A preliminary quantitative analysis can identify simple criteria for improving HR performance and management costs:

  • Automation of time-consuming activities (administrative management in particular),
  • Generation of economies of scale related to going paperless,
  • Reduction of structural, sourcing, recruiting, and communication costs by re-insourcing skills,
  • Ease of deployment and implementation (less than one year of deployment compared with a 2 to 5-year undertaking for an ERP-type solution).

However, the adoption of digital technologies increases the costs of transformation and training the employees on these tools through:

  • Development of new IT infrastructures and performance of network securing actions,
  • Design of a global change management system, including the plan to ramp up the skills of those involved,
  • Actions to adapt to laws and regulations.

More than ROI, companies should look at the “return on targeted objectives”, as each company is in charge of defining the performance expected from deploying its digital strategy. This is a longer-term, qualitative view of ROI, which has the goal of optimizing HR processes in their entirety. This involves refocusing the involvement of the HR function in “core business” activities in order to focus energies on areas of expertise and increase the scopes of managed people. It also includes the decompartmentalization of processes thanks to the interconnection of HR information systems in integrated mode.
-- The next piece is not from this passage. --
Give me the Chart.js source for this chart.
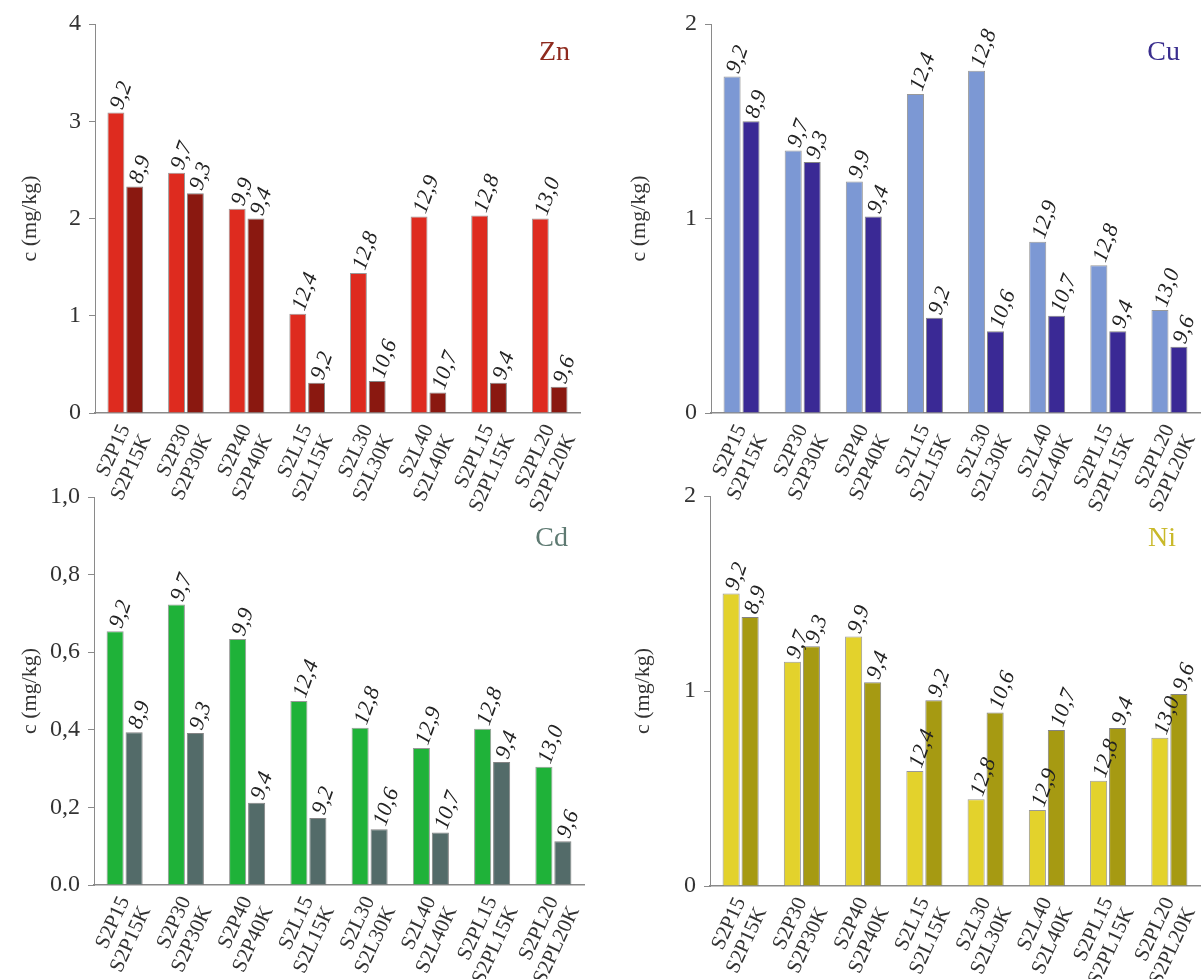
<!DOCTYPE html>
<html>
<head>
<meta charset="utf-8">
<script src="https://cdn.jsdelivr.net/npm/chart.js"></script>
<style>
  html, body { margin: 0; padding: 0; background: #fff; }
  #page { position: relative; width: 1201px; height: 979px; overflow: hidden; background: #fff; }
  canvas { position: absolute; }
</style>
</head>
<body>
<div id="page">
  <canvas id="zn"></canvas>
  <canvas id="cu"></canvas>
  <canvas id="cd"></canvas>
  <canvas id="ni"></canvas>
</div>
<script>
// samples (each group = plain sample + its "K" variant)
const samples = ['S2P15', 'S2P30', 'S2P40', 'S2L15', 'S2L30', 'S2L40', 'S2PL15', 'S2PL20'];
const samplesK = ['S2P15K', 'S2P30K', 'S2P40K', 'S2L15K', 'S2L30K', 'S2L40K', 'S2PL15K', 'S2PL20K'];

// numbers written above the bars
const ratioPlain = ['9,2', '9,7', '9,9', '12,4', '12,8', '12,9', '12,8', '13,0'];
const ratioK = ['8,9', '9,3', '9,4', '9,2', '10,6', '10,7', '9,4', '9,6'];

// concentrations c (mg/kg)
const znPlain = [3.09, 2.47, 2.10, 1.02, 1.44, 2.02, 2.03, 2.00];
const znK = [2.33, 2.26, 2.00, 0.31, 0.33, 0.21, 0.31, 0.27];
const cuPlain = [1.73, 1.35, 1.19, 1.64, 1.76, 0.88, 0.76, 0.53];
const cuK = [1.50, 1.29, 1.01, 0.49, 0.42, 0.50, 0.42, 0.34];
const cdPlain = [0.654, 0.723, 0.634, 0.474, 0.405, 0.353, 0.403, 0.305];
const cdK = [0.394, 0.392, 0.212, 0.173, 0.144, 0.135, 0.317, 0.113];
const niPlain = [1.50, 1.15, 1.28, 0.59, 0.445, 0.39, 0.54, 0.76];
const niK = [1.38, 1.23, 1.045, 0.953, 0.89, 0.80, 0.81, 0.985];

// y tick labels
const znTicks = ['0', '1', '2', '3', '4'];
const cuTicks = ['0', '1', '2'];
const cdTicks = ['0.0', '0,2', '0,4', '0,6', '0,8', '1,0'];
const niTicks = ['0', '1', '2'];

const SERIF = '"Liberation Serif", "Times New Roman", serif';

// rotated italic numbers over each bar
const barLabels = {
  id: 'barLabels',
  afterDatasetsDraw(chart) {
    const ctx = chart.ctx;
    chart.data.datasets.forEach((ds, i) => {
      chart.getDatasetMeta(i).data.forEach((bar, j) => {
        ctx.save();
        ctx.translate(bar.x + 1, bar.y - 4);
        ctx.rotate(-70 * Math.PI / 180);
        ctx.font = 'italic 22px ' + SERIF;
        ctx.fillStyle = '#222';
        ctx.textAlign = 'left';
        ctx.textBaseline = 'middle';
        ctx.fillText(ds.ratios[j], 0, 0);
        ctx.restore();
      });
    });
  }
};

// element name in the upper right corner
const elementName = {
  id: 'elementName',
  afterDraw(chart, args, opts) {
    const ctx = chart.ctx;
    const a = chart.chartArea;
    ctx.save();
    ctx.font = '28px ' + SERIF;
    ctx.fillStyle = opts.color;
    ctx.textAlign = 'right';
    ctx.textBaseline = 'middle';
    ctx.fillText(opts.text, a.right - opts.dx, a.top + opts.dy);
    ctx.restore();
  }
};

function makePanel(p) {
  const cv = document.getElementById(p.id);
  cv.width = p.w;
  cv.height = p.h;
  cv.style.left = p.x + 'px';
  cv.style.top = p.y + 'px';

  return new Chart(cv, {
    type: 'bar',
    data: {
      labels: samples.map((s, i) => [s, samplesK[i]]),
      datasets: [
        {
          data: p.plain, ratios: ratioPlain,
          backgroundColor: p.light, borderColor: 'rgba(70,70,70,0.55)', borderWidth: 1,
          barPercentage: 0.9, categoryPercentage: 0.62
        },
        {
          data: p.k, ratios: ratioK,
          backgroundColor: p.dark, borderColor: 'rgba(50,50,50,0.6)', borderWidth: 1,
          barPercentage: 0.9, categoryPercentage: 0.62
        }
      ]
    },
    options: {
      responsive: false,
      animation: false,
      devicePixelRatio: 1,
      layout: { padding: { left: 0, top: p.top, right: p.right, bottom: 0 } },
      plugins: {
        legend: { display: false },
        tooltip: { enabled: false },
        elementName: { text: p.name, color: p.nameColor, dx: p.nameDx, dy: p.nameDy }
      },
      scales: {
        x: {
          offset: true,
          grid: { display: false },
          border: { display: true, color: '#8a8a8a', width: 1.5 },
          ticks: {
            autoSkip: false,
            minRotation: 65, maxRotation: 65,
            padding: 0,
            color: '#333',
            font: { family: SERIF, size: 21, lineHeight: 1.1 }
          },
          afterFit(scale) {
            scale.height = p.h - p.bottom;
            // rotated labels should not push the plot edges inward
            scale.paddingLeft = 0;
            scale.paddingRight = 0;
          }
        },
        y: {
          min: 0, max: p.max,
          grid: { drawOnChartArea: false, drawTicks: true, tickLength: 6, color: '#8a8a8a' },
          border: { display: true, color: '#8a8a8a', width: 1 },
          ticks: {
            stepSize: p.step,
            padding: 8,
            color: '#333',
            font: { family: SERIF, size: 24 },
            callback: (v, i) => p.ticks[i]
          },
          title: {
            display: true,
            text: 'c (mg/kg)',
            color: '#333',
            font: { family: SERIF, size: 22 },
            padding: { top: p.titlePad, bottom: 0 }
          },
          afterFit(scale) { scale.width = p.left; }
        }
      }
    },
    plugins: [barLabels, elementName]
  });
}

const panels = [
  { id: 'zn', x: 0, y: 0, w: 600, h: 530, left: 95, right: 20, top: 24, bottom: 413, titlePad: 17,
    max: 4, step: 1, ticks: znTicks, plain: znPlain, k: znK,
    light: '#DE2B1F', dark: '#8A1810', name: 'Zn', nameColor: '#8E2A1E', nameDx: 10, nameDy: 29 },
  { id: 'cu', x: 600, y: 0, w: 601, h: 530, left: 111, right: 1, top: 24, bottom: 413, titlePad: 26,
    max: 2, step: 1, ticks: cuTicks, plain: cuPlain, k: cuK,
    light: '#7C98D4', dark: '#3A2995', name: 'Cu', nameColor: '#3A2E8E', nameDx: 20, nameDy: 29 },
  { id: 'cd', x: 0, y: 470, w: 600, h: 509, left: 94, right: 16, top: 27, bottom: 415, titlePad: 17,
    max: 1, step: 0.2, ticks: cdTicks, plain: cdPlain, k: cdK,
    light: '#1FB239', dark: '#536B69', name: 'Cd', nameColor: '#5E7A72', nameDx: 16, nameDy: 42 },
  { id: 'ni', x: 600, y: 470, w: 601, h: 509, left: 110, right: 1, top: 26, bottom: 416, titlePad: 30,
    max: 2, step: 1, ticks: niTicks, plain: niPlain, k: niK,
    light: '#E3D22C', dark: '#A69A12', name: 'Ni', nameColor: '#C9B92A', nameDx: 24, nameDy: 43 }
];

panels.forEach(makePanel);
</script>
</body>
</html>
HR development, training, and skills are managed from a single, collaborative platform The simplification of HR information system planning allows for better data traceability and more sharing of information. Digital also permits a redistribution of tasks between the employee, the manager, and HR for better flow and time savings. Collaborative tools aim to improve the sharing of knowledge internally and feed into the collective intelligence. Lastly, Big Data tools are intended to optimize HR decision-making and permit high-quality management of HR data.

With this in mind, two key points will need to be carefully considered by HR departments:

  • First of all, support for HR teams in these changes: the evolution of their own core business and the transformation of the relationship that they have with employees;
  • Also, the reconciliation of this economic and organizational performance with the company’s social reality. The autonomy enjoyed by employees, particularly through mobile uses, weakens the link between the HR function and its people. It is therefore essential to make sure that the integration of digital is synonymous with a positive transformation of working methods, while promoting the creation of social cohesion.